### [Data for the task]
>> begin
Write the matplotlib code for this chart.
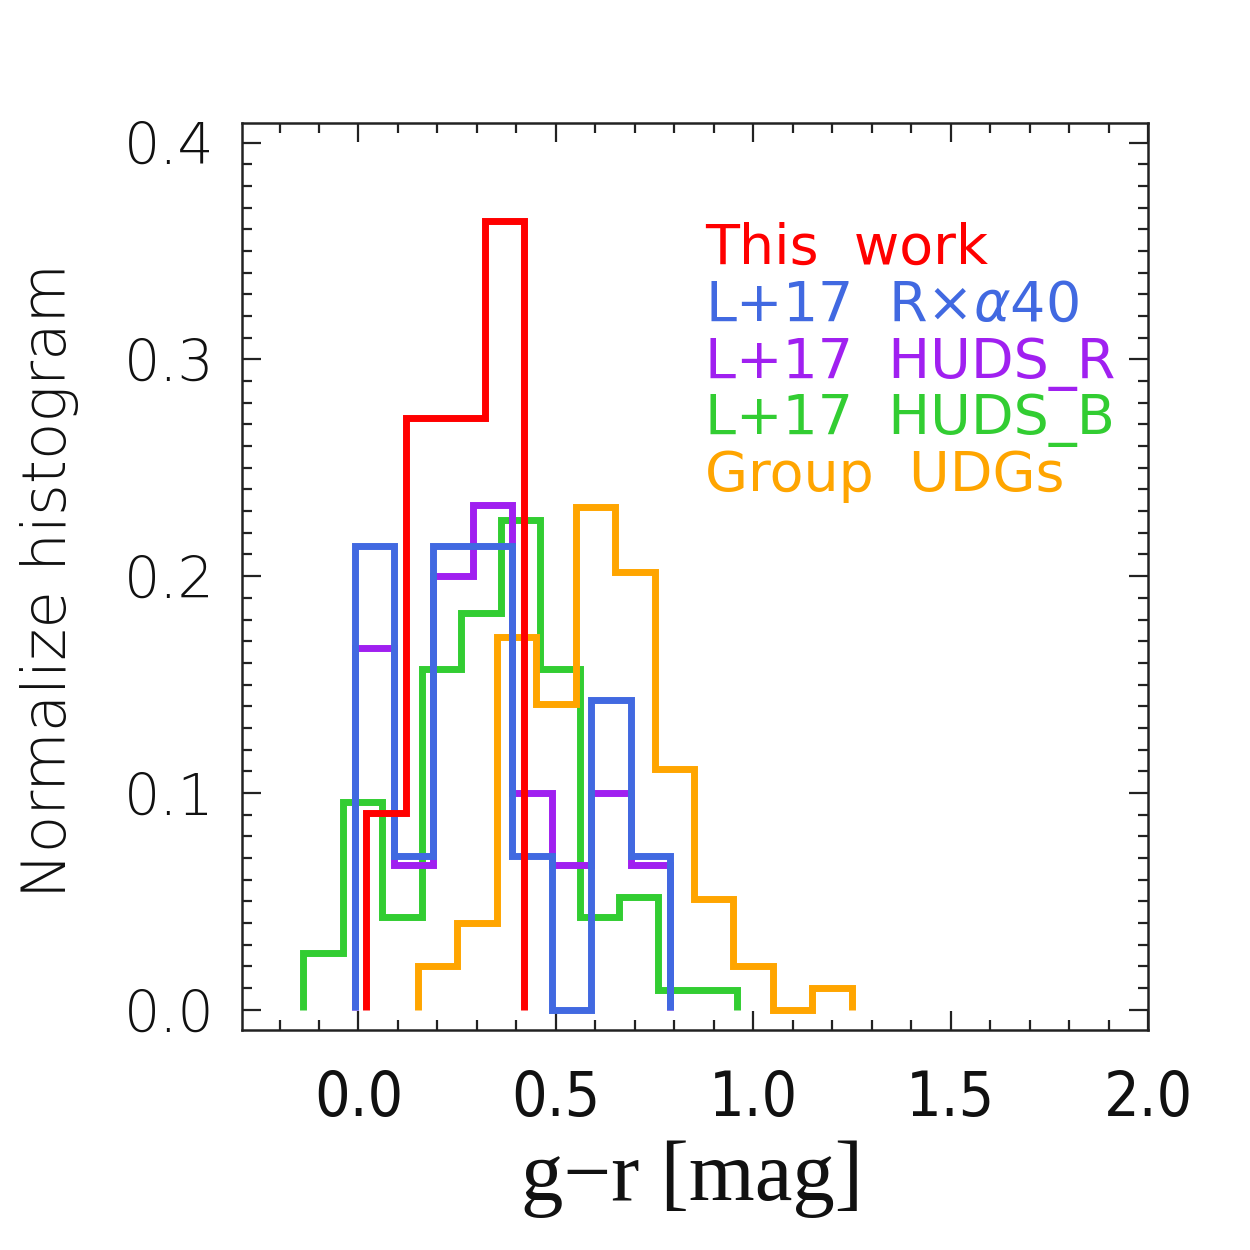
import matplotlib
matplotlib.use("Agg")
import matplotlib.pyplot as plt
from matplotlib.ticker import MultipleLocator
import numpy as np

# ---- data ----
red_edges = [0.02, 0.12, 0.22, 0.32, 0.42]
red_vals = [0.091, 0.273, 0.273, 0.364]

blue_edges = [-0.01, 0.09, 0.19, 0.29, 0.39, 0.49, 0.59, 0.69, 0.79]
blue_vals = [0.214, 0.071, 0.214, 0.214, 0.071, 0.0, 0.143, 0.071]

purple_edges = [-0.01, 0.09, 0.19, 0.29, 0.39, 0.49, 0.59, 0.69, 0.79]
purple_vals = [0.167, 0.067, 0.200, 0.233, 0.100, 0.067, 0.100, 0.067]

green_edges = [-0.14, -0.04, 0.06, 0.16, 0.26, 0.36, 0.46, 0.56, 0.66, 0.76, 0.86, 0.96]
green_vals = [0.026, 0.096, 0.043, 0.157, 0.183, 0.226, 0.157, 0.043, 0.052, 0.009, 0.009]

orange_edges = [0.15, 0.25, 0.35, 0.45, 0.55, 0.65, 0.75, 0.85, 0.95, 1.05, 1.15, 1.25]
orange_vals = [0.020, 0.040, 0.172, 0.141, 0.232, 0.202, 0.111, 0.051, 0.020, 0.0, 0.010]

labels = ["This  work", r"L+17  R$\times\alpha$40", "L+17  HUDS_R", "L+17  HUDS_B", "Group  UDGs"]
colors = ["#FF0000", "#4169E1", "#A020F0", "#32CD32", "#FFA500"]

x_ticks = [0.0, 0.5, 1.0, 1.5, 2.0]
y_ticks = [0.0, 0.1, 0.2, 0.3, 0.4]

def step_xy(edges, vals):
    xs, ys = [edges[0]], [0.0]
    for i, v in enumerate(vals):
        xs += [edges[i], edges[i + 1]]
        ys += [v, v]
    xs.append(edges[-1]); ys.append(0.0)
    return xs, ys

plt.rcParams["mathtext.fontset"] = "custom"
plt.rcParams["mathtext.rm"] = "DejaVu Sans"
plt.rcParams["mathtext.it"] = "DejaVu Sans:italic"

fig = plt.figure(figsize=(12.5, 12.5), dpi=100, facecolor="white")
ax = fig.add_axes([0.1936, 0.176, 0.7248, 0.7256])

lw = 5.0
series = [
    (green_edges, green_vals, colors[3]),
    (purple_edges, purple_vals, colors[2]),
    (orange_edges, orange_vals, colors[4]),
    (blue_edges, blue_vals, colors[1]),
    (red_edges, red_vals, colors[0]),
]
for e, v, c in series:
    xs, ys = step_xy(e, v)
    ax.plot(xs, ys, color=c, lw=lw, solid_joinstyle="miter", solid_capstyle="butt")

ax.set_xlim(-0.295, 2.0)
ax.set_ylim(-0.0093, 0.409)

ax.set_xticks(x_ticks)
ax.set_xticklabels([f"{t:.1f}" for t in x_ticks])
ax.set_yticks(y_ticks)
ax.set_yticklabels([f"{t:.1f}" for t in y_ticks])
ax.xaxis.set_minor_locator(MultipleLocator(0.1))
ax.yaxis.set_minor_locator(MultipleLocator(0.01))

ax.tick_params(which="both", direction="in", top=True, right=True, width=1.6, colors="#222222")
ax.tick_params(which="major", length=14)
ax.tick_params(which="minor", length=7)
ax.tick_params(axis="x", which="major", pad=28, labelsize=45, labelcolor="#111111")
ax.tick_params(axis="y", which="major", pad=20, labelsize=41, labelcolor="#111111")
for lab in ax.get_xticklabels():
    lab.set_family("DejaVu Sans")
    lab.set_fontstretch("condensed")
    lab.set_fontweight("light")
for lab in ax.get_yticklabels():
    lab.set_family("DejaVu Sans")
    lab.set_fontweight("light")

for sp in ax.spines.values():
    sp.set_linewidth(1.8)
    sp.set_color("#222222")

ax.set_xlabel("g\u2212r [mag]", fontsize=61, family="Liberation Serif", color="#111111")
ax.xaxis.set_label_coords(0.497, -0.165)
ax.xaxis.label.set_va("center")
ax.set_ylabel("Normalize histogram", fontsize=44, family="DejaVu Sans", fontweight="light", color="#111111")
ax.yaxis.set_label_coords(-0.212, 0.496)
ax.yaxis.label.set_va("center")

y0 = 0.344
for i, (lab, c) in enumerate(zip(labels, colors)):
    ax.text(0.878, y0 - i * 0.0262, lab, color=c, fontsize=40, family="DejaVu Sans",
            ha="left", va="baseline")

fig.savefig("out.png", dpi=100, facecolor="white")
>> end
>> begin
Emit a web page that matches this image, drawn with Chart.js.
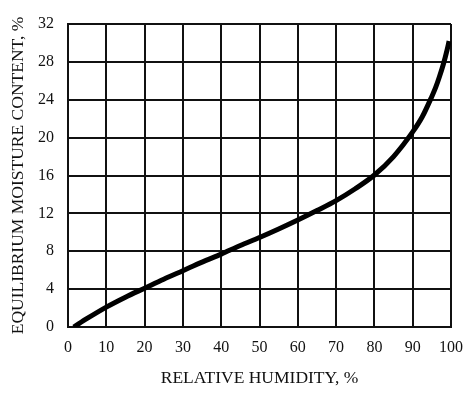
>> end
>> begin
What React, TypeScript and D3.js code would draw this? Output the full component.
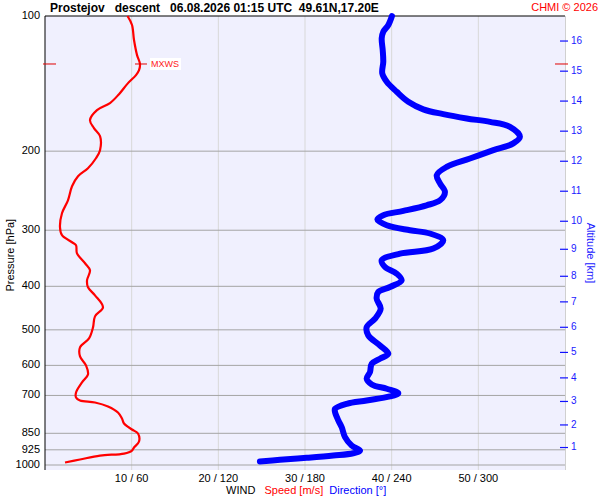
>> end
### [What is being asked]
Look above for the line containing "Write the matplotlib code for this chart.", then write out every line from there down to the line containing "return xs, ys", that line included, with no pictures.

### [Correct answer]
Write the matplotlib code for this chart.
import matplotlib
matplotlib.use("Agg")
import matplotlib.pyplot as plt
from matplotlib.ticker import MultipleLocator
import numpy as np

# ---- data ----
red_edges = [0.02, 0.12, 0.22, 0.32, 0.42]
red_vals = [0.091, 0.273, 0.273, 0.364]

blue_edges = [-0.01, 0.09, 0.19, 0.29, 0.39, 0.49, 0.59, 0.69, 0.79]
blue_vals = [0.214, 0.071, 0.214, 0.214, 0.071, 0.0, 0.143, 0.071]

purple_edges = [-0.01, 0.09, 0.19, 0.29, 0.39, 0.49, 0.59, 0.69, 0.79]
purple_vals = [0.167, 0.067, 0.200, 0.233, 0.100, 0.067, 0.100, 0.067]

green_edges = [-0.14, -0.04, 0.06, 0.16, 0.26, 0.36, 0.46, 0.56, 0.66, 0.76, 0.86, 0.96]
green_vals = [0.026, 0.096, 0.043, 0.157, 0.183, 0.226, 0.157, 0.043, 0.052, 0.009, 0.009]

orange_edges = [0.15, 0.25, 0.35, 0.45, 0.55, 0.65, 0.75, 0.85, 0.95, 1.05, 1.15, 1.25]
orange_vals = [0.020, 0.040, 0.172, 0.141, 0.232, 0.202, 0.111, 0.051, 0.020, 0.0, 0.010]

labels = ["This  work", r"L+17  R$\times\alpha$40", "L+17  HUDS_R", "L+17  HUDS_B", "Group  UDGs"]
colors = ["#FF0000", "#4169E1", "#A020F0", "#32CD32", "#FFA500"]

x_ticks = [0.0, 0.5, 1.0, 1.5, 2.0]
y_ticks = [0.0, 0.1, 0.2, 0.3, 0.4]

def step_xy(edges, vals):
    xs, ys = [edges[0]], [0.0]
    for i, v in enumerate(vals):
        xs += [edges[i], edges[i + 1]]
        ys += [v, v]
    xs.append(edges[-1]); ys.append(0.0)
    return xs, ys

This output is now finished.